Suddenly, from the east, more ships come. They are big, but not overwhelmingly huge; perhaps three to four times the size of the outriggers you are used to seeing ply the coasts of your homeland. On the ships are men who are fair-skinned -- but they do not wear colorful fabrics and instead wear shiny metal plates. They offer little food and are uninterested in trade. Soon, they begin demanding gold and that you forsake your gods in favor of theirs. They carry what are obviously weapons -- strange weapons, but clearly powerful ones. You would have realized almost right away that these were not the traders from the west you heard stories of. These are clearly warriors -- enemies -- come to conquer your lands. It wouldn't have taken you very long to realize that war had come to visit you in your own back yard.

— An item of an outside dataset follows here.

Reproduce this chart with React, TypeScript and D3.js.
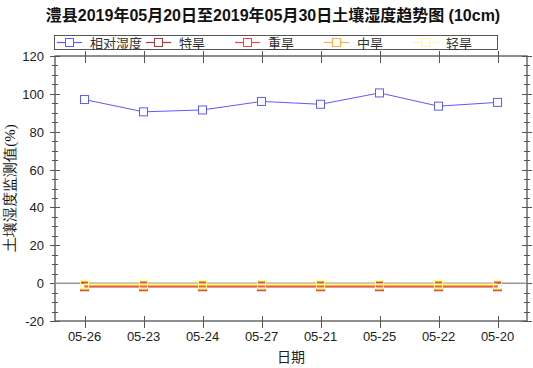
import React, { useEffect, useRef } from 'react';
import * as d3 from 'd3';

const title = '澧县2019年05月20日至2019年05月30日土壤湿度趋势图 (10cm)';
const dates = ['05-26', '05-23', '05-24', '05-27', '05-21', '05-25', '05-22', '05-20'];
const humidity = [97, 90.5, 91.5, 96, 94.5, 100.5, 93.5, 95.5];
const teHan = [-1.9, -1.9, -1.9, -1.9, -1.9, -1.9, -1.9, -1.9];
const zhongHan = [-1.6, -1.6, -1.6, -1.6, -1.6, -1.6, -1.6, -1.6];
const zhongHan2 = [-1.2, -1.2, -1.2, -1.2, -1.2, -1.2, -1.2, -1.2];
const qingHan = [-0.6, -0.6, -0.6, -0.6, -0.6, -0.6, -0.6, -0.6];
const seriesNames = ['相对湿度', '特旱', '重旱', '中旱', '轻旱'];
const seriesColors = ['#5b5bff', '#b03a3a', '#ff3b3b', '#ffab4a', '#ffff88'];
const yTicks = [-20, 0, 20, 40, 60, 80, 100, 120];

export default function App() {
  const svgRef = useRef<SVGSVGElement | null>(null);

  useEffect(() => {
    if (!svgRef.current) return;
    const width = 533;
    const height = 368;
    const m = { left: 55, right: 527, top: 56, bottom: 321 };

    const svg = d3.select(svgRef.current);
    svg.selectAll('*').remove();
    svg.attr('width', width).attr('height', height);

    const x = d3.scaleBand<string>().domain(dates).range([m.left, m.right]);
    const xc = (d: string) => (x(d) as number) + x.bandwidth() / 2;
    const y = d3.scaleLinear().domain([-20, 120]).range([m.bottom, m.top]);

    // title
    svg.append('text')
      .attr('x', 273).attr('y', 21)
      .attr('text-anchor', 'middle')
      .style('font-family', 'Liberation Sans, Noto Sans CJK SC, sans-serif')
      .style('font-size', '16px')
      .style('font-weight', 'bold')
      .style('fill', '#111')
      .text(title);

    // legend box
    svg.append('rect')
      .attr('x', 54.5).attr('y', 35.5).attr('width', 443).attr('height', 14)
      .attr('fill', 'white').attr('stroke', '#555');

    const all = [humidity, teHan, zhongHan, zhongHan2, qingHan];

    seriesNames.forEach((name, i) => {
      const lx = 57 + i * 89;
      const g = svg.append('g');
      g.append('line')
        .attr('x1', lx).attr('x2', lx + 25).attr('y1', 42.5).attr('y2', 42.5)
        .attr('stroke', seriesColors[i]).attr('stroke-width', 1.2);
      g.append('rect')
        .attr('x', lx + 8.5).attr('y', 38.5).attr('width', 8).attr('height', 8)
        .attr('fill', 'white').attr('stroke', seriesColors[i]);
      g.append('text')
        .attr('x', lx + 33).attr('y', 47.5)
        .style('font-family', 'Noto Sans CJK SC, sans-serif')
        .style('font-size', '13px')
        .style('fill', '#333')
        .text(name);
    });

    // plot frame
    svg.append('rect')
      .attr('x', m.left).attr('y', m.top)
      .attr('width', m.right - m.left).attr('height', m.bottom - m.top)
      .attr('fill', 'none').attr('stroke', '#444').attr('stroke-width', 1.2);

    // y ticks, both sides
    const minor = d3.range(-20, 121, 5);
    [m.left, m.right].forEach((ax) => {
      svg.append('g').selectAll('line')
        .data(minor)
        .enter()
        .append('line')
        .attr('x1', d => ax - (d % 20 === 0 ? 5 : 3))
        .attr('x2', d => ax + (d % 20 === 0 ? 5 : 3))
        .attr('y1', d => Math.round(y(d)) + 0.5)
        .attr('y2', d => Math.round(y(d)) + 0.5)
        .attr('stroke', '#555');
    });

    svg.append('g').selectAll('text')
      .data(yTicks)
      .enter()
      .append('text')
      .attr('x', 44).attr('y', d => y(d) + 5)
      .attr('text-anchor', 'end')
      .style('font-family', 'Liberation Sans, Arial, sans-serif')
      .style('font-size', '13px')
      .style('fill', '#222')
      .text(d => d);

    // x ticks, top and bottom
    [m.top, m.bottom].forEach((ay) => {
      svg.append('g').selectAll('line')
        .data(dates)
        .enter()
        .append('line')
        .attr('x1', d => Math.round(xc(d)) + 0.5)
        .attr('x2', d => Math.round(xc(d)) + 0.5)
        .attr('y1', ay - 5).attr('y2', ay + 7)
        .attr('stroke', '#555');
    });

    svg.append('g').selectAll('text')
      .data(dates)
      .enter()
      .append('text')
      .attr('x', d => xc(d)).attr('y', 341)
      .attr('text-anchor', 'middle')
      .style('font-family', 'Liberation Sans, Arial, sans-serif')
      .style('font-size', '13px')
      .style('fill', '#222')
      .text(d => d);

    // zero line
    svg.append('line')
      .attr('x1', m.left).attr('x2', m.right)
      .attr('y1', y(0)).attr('y2', y(0))
      .attr('stroke', '#999').attr('stroke-width', 1.5);

    // series, drought levels first, humidity on top
    const line = d3.line<number>()
      .x((_, i) => xc(dates[i]))
      .y(d => y(d));

    [1, 2, 3, 4, 0].forEach((si) => {
      const vals = all[si];
      svg.append('path')
        .datum(vals)
        .attr('d', line)
        .attr('fill', 'none')
        .attr('stroke', seriesColors[si])
        .attr('stroke-width', si === 0 ? 1 : 1.6);
      svg.append('g').selectAll('rect')
        .data(vals)
        .enter()
        .append('rect')
        .attr('x', (_, i) => xc(dates[i]) - 4)
        .attr('y', d => y(d) - 4)
        .attr('width', 8).attr('height', 8)
        .attr('fill', si === 0 ? 'white' : 'none')
        .attr('stroke', seriesColors[si]);
    });

    // axis titles
    svg.append('text')
      .attr('x', 291).attr('y', 362)
      .attr('text-anchor', 'middle')
      .style('font-family', 'Noto Sans CJK SC, sans-serif')
      .style('font-size', '14px')
      .style('fill', '#222')
      .text('日期');

    svg.append('text')
      .attr('transform', `translate(15,188) rotate(-90)`)
      .attr('text-anchor', 'middle')
      .style('font-family', 'serif')
      .style('font-size', '15px')
      .style('fill', '#111')
      .text('土壤湿度监测值(%)');
  }, []);

  return (
    <div style={{ position: 'absolute', left: 0, top: 0 }}>
      <svg ref={svgRef}></svg>
    </div>
  );
}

Shortly after they arrived, a great pestilence would have begun working its way through your peoples. You likely wouldn't have known that it was not doing something similar to the invaders, because after enough of your countrymen had been enslaved and stripped of their gold, you would have started to fight to defend yourself, your nation, your family. You likely would have questioned your earlier hubris about your wealth, power, and technological sophistication, but it doesn't matter if the alien invaders had weapons different than yours -- the need to defend yourself would have been overriding. Perhaps you would have tried to have learned how to use their weapons; you would certainly have wanted to have taken their strength to use against them and thus neutralize their advantage. (Thus the cannibalism, a teaching of the prevailing religion of the way to take strength from one's enemies.) You would certainly have seen that these were mortal men who could die in combat. If you had ever entertained the thought that these were gods on earth, you would have quickly disabused yourself of that notion.
Perhaps this is not as comforting as the thought that the primitive natives were awed and overwhelmed by the mighty European settlers. But I'd rather know the truth than a pleasant legend. And the original legend wasn't even particularly pleasant. I'll leave whatever parallels to modern events you care to draw to yourself; what intrigued me about this story was not so much the lurid evidence of ritualized cannibalism but rather the fact that it demonstrates that a fierce, and for a while successful, resistance to the invasion was mounted, poking a hole in the traditional history we learned as children in grade school.